5. Learned counsel for the applicants submitted that the above mentioned grounds were not enough for grant of bail. There was sufficient evidence on record to establish the complicity of the respondents to the crime. He submitted that the fact that there was a prima facie evidence to connect the respondents to the crime and as such the bail ought to have been refused on that ground alone. 5

6. The submission is devoid of merit. If there is no prima facie material against an accused that would be a ground for his discharge. Section 239 of the Code of Criminal Procedure (for short “the Cr.P.C”) says that upon consideration of the police report sent to it under section 173 and the documents sent with it and after hearing the accused and the prosecution, the Magistrate considers charge against the accused to be groundless, he shall discharge the accused. Section 227 of the Cr.P.C contains similar provision in case of a trial by the Court of Sessions. It is only when there is prima facie evidence against the accused that a charge is framed under section 228 or 240 as the case may be, of the Cr.P.C. If there is no prima facie material against an accused, he would be discharged. It is only when there is a prima facie material connecting an accused to the crime that the Court would be required to consider whether in the facts and circumstances of the case, the accused be admitted to a bail.

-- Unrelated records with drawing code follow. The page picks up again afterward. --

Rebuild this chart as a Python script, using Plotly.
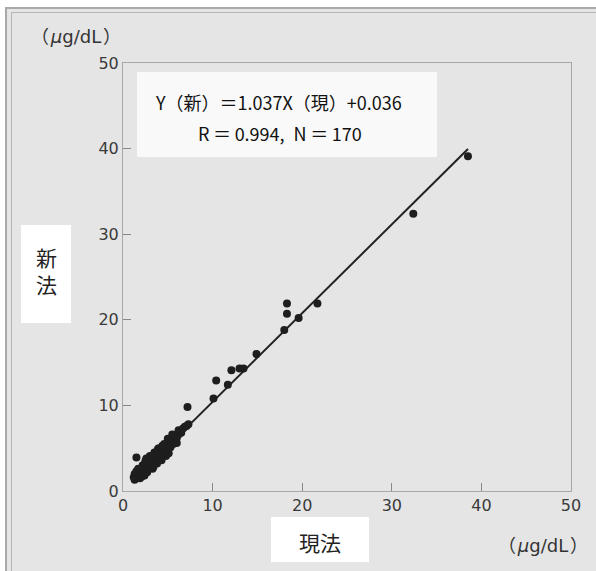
import plotly.graph_objects as go

# ---- data ----
x_current = [1.2, 1.3, 1.4, 1.5, 1.6, 1.7, 1.8, 1.9, 2.0, 2.0, 2.1, 2.2, 2.3, 2.3, 2.4,
             2.5, 2.6, 2.6, 2.7, 2.8, 2.8, 2.9, 3.0, 3.0, 3.1, 3.2, 3.2, 3.3, 3.4, 3.4,
             3.5, 3.6, 3.6, 3.7, 3.8, 3.8, 3.9, 4.0, 4.0, 4.1, 4.2, 4.2, 4.3, 4.4, 4.5,
             4.6, 4.7, 4.8, 4.9, 5.0, 5.1, 5.2, 5.3, 5.4, 5.5, 5.6, 5.8, 5.9, 6.0, 6.2,
             6.3, 6.5, 6.7, 6.9, 7.1, 7.3, 1.5, 7.2,
             1.3, 1.5, 1.9, 2.2, 2.4, 2.6, 2.5, 2.7, 3.0, 3.3, 3.5, 3.8, 4.0, 4.3, 4.6,
             4.8, 5.1, 5.0, 5.5, 6.0, 6.2, 2.1, 2.9, 3.4, 3.9, 4.4, 1.7, 2.3,
             10.1, 10.4, 11.7, 12.1, 13.0, 13.45, 14.9, 18.0, 18.3, 18.3, 19.6, 21.7,
             32.4, 38.5]
y_new = [1.6, 2.0, 1.5, 1.8, 2.1, 1.7, 2.3, 2.0, 2.4, 1.9, 2.7, 2.2, 2.5, 3.0, 2.1,
         2.8, 3.2, 2.4, 2.9, 3.4, 2.6, 3.1, 3.6, 2.8, 3.3, 3.9, 3.0, 3.5, 4.1, 3.2,
         3.7, 4.3, 3.4, 3.9, 4.5, 3.6, 4.1, 4.7, 3.8, 4.3, 4.9, 4.0, 4.5, 4.2, 4.8,
         5.2, 4.6, 5.0, 5.5, 4.4, 5.3, 5.8, 5.1, 5.6, 6.1, 5.5, 6.0, 6.5, 6.2, 6.6,
         7.0, 6.8, 7.3, 7.5, 7.6, 7.8, 3.9, 9.8,
         1.3, 2.3, 1.5, 3.0, 1.8, 3.8, 3.5, 2.2, 4.1, 2.6, 4.5, 3.2, 5.0, 3.6, 5.5,
         4.1, 4.4, 6.1, 6.6, 5.6, 7.1, 1.7, 3.8, 2.8, 4.9, 5.3, 2.6, 1.9,
         10.8, 12.9, 12.4, 14.1, 14.3, 14.3, 16.0, 18.8, 20.7, 21.9, 20.2, 21.9,
         32.4, 39.1]

slope = 1.037
intercept = 0.036
fit_x_range = [1.3, 38.5]
axis_ticks = [0, 10, 20, 30, 40, 50]

fit_y = [slope * v + intercept for v in fit_x_range]

W, H = 596, 571
ML, MR, MT, MB = 123, 25, 63, 80
PW, PH = W - ML - MR, H - MT - MB


def px(xp):
    return (xp - ML) / PW


def py(yp):
    return (H - MB - yp) / PH


fig = go.Figure()
fig.add_trace(go.Scatter(x=fit_x_range, y=fit_y, mode="lines",
                         line=dict(color="#222222", width=2), hoverinfo="skip",
                         showlegend=False))
fig.add_trace(go.Scatter(x=x_current, y=y_new, mode="markers",
                         marker=dict(color="#1e1e1e", size=8),
                         showlegend=False))

tickfont = dict(family="DejaVu Sans, sans-serif", size=16, color="#3a3a3a")
fig.update_xaxes(range=[0, 50], tickvals=axis_ticks, ticks="inside", ticklen=8,
                 tickcolor="#888888", showgrid=False, zeroline=False,
                 showline=True, linecolor="#a8a8a8", linewidth=1, mirror=True,
                 tickfont=tickfont, fixedrange=True)
fig.update_yaxes(range=[0, 50], tickvals=axis_ticks, ticks="inside", ticklen=8,
                 tickcolor="#888888", showgrid=False, zeroline=False,
                 showline=True, linecolor="#a8a8a8", linewidth=1, mirror=True,
                 tickfont=tickfont, fixedrange=True)

shapes = [
    # grey panel with double frame
    dict(type="rect", xref="paper", yref="paper", layer="below",
         x0=px(6), x1=px(620), y0=py(600), y1=py(8),
         fillcolor="#e5e5e5", line=dict(color="#a9a9a9", width=2)),
    dict(type="rect", xref="paper", yref="paper", layer="below",
         x0=px(11.5), x1=px(620), y0=py(600), y1=py(12.5),
         fillcolor="rgba(0,0,0,0)", line=dict(color="#b5b5b5", width=1)),
    # white label boxes
    dict(type="rect", xref="paper", yref="paper", layer="below",
         x0=px(21), x1=px(71), y0=py(323), y1=py(225),
         fillcolor="#ffffff", line=dict(width=0)),
    dict(type="rect", xref="paper", yref="paper", layer="below",
         x0=px(271), x1=px(369), y0=py(562), y1=py(517),
         fillcolor="#ffffff", line=dict(width=0)),
    # equation box inside plot
    dict(type="rect", xref="paper", yref="paper", layer="below",
         x0=px(137), x1=px(437), y0=py(157), y1=py(72),
         fillcolor="#f9f9f9", line=dict(width=0)),
]

unit_text = "（\u200a<i>μ</i>g/dL\u200a）"
unit_font = dict(family="DejaVu Sans, Noto Sans CJK JP, sans-serif", size=18, color="#333333")
jp_font = dict(family="Noto Sans CJK JP", size=21, color="#222222")
eq_font = dict(family="Noto Sans CJK JP, Open Sans", size=18, color="#111111")

annotations = [
    dict(text=unit_text, x=px(76), y=py(36), xref="paper", yref="paper",
         showarrow=False, font=unit_font, xanchor="center", yanchor="middle"),
    dict(text=unit_text, x=px(590), y=py(545), xref="paper", yref="paper",
         showarrow=False, font=unit_font, xanchor="right", yanchor="middle"),
    dict(text="新<br>法", x=px(46), y=py(270), xref="paper", yref="paper",
         showarrow=False, font=jp_font, xanchor="center", yanchor="middle"),
    dict(text="現法", x=px(320), y=py(542), xref="paper", yref="paper",
         showarrow=False, font=jp_font, xanchor="center", yanchor="middle"),
    dict(text="Y（新）＝1.037X（現）+0.036", x=px(278), y=py(102), xref="paper",
         yref="paper", showarrow=False, font=eq_font, xanchor="center", yanchor="middle"),
    dict(text="R\u2009＝\u20090.994,\u2002N\u2009＝\u2009170", x=px(280), y=py(133),
         xref="paper", yref="paper", showarrow=False, font=eq_font,
         xanchor="center", yanchor="middle"),
]

fig.update_layout(
    width=W, height=H,
    margin=dict(l=ML, r=MR, t=MT, b=MB),
    paper_bgcolor="#ffffff",
    plot_bgcolor="#f5f5f5",
    shapes=shapes,
    annotations=annotations,
    showlegend=False,
)

fig.write_html("out.html", config={"displayModeBar": False},
               post_script="document.body.style.margin='0';document.body.style.overflow='hidden';")
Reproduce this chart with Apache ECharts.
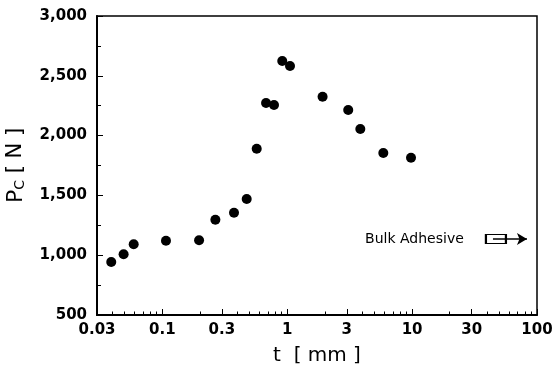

7. Often, the Court considers the gravity of the offence for rejecting a bail. But that is because graver the offence and harsher the punishment, more the propensity for the accused to flee, as the benefit of being free by avoiding the trial could outway the risk of being caught and being put to a further punishment for jumping bail. The Court also often refuses bail to a habitual offender as that may give rise to a reasonable apprehension that the accused may commit similar or other offences if released on bail. Past background of the accused is considered relevant for assessing whether there is a possibility of the accused committing similar or any other offence if released on bail. The Court also considers whether a reasonable apprehension exists that the 6

accused may tamper with the evidence, threaten or win over witness, if released on bail. The list of grounds/reasons for rejecting the bail cannot be stated exhaustively and the grounds mentioned above are only illustrative. There would be number of other relevant circumstances which the Court would have to consider for grant of bail initially. But these grounds may not be relevant for considering whether the bail initially granted should be cancelled. The grounds relevant for cancellation of bail initially granted would have to be found in the decision of Puran Vs. Rambilas (supra).

8. In the present case, the Learned Sessions Judge has recorded a finding that there was no possibility of the applicants not being available for trial i.e. there was no possibility of they fleeing by misusing the bail. This finding is based on reason and the fact that the applicants have not fled so far gives me a reassurance that this finding is not perverse.

9. The decision in Anil Kumar Tulsiyani Vs. State of Uttar Pradesh 2006 AIR SCW 4339, strongly relied on by the learned counsel for the applicant, is distinguishable on facts. That was a case of the accused being an advocate of long standing, enjoying commanding position in the Society. Taking this fact into consideration the Court felt reasonable apprehension that the witnesses could be tampered with, won over or coerced by him and on that ground cancelled the bail. In the present case the respondent no.1 is an young advocate of 27 years, hardly having any standing in the society or in the practice. No material is placed on record of he being in a commanding position of being able to win over or coerce the witnesses or tamper with the prosecution 7

evidence. In this view of the matter, I find no perversity in the order of the Sessions Judge.

9. Applications are accordingly dismissed.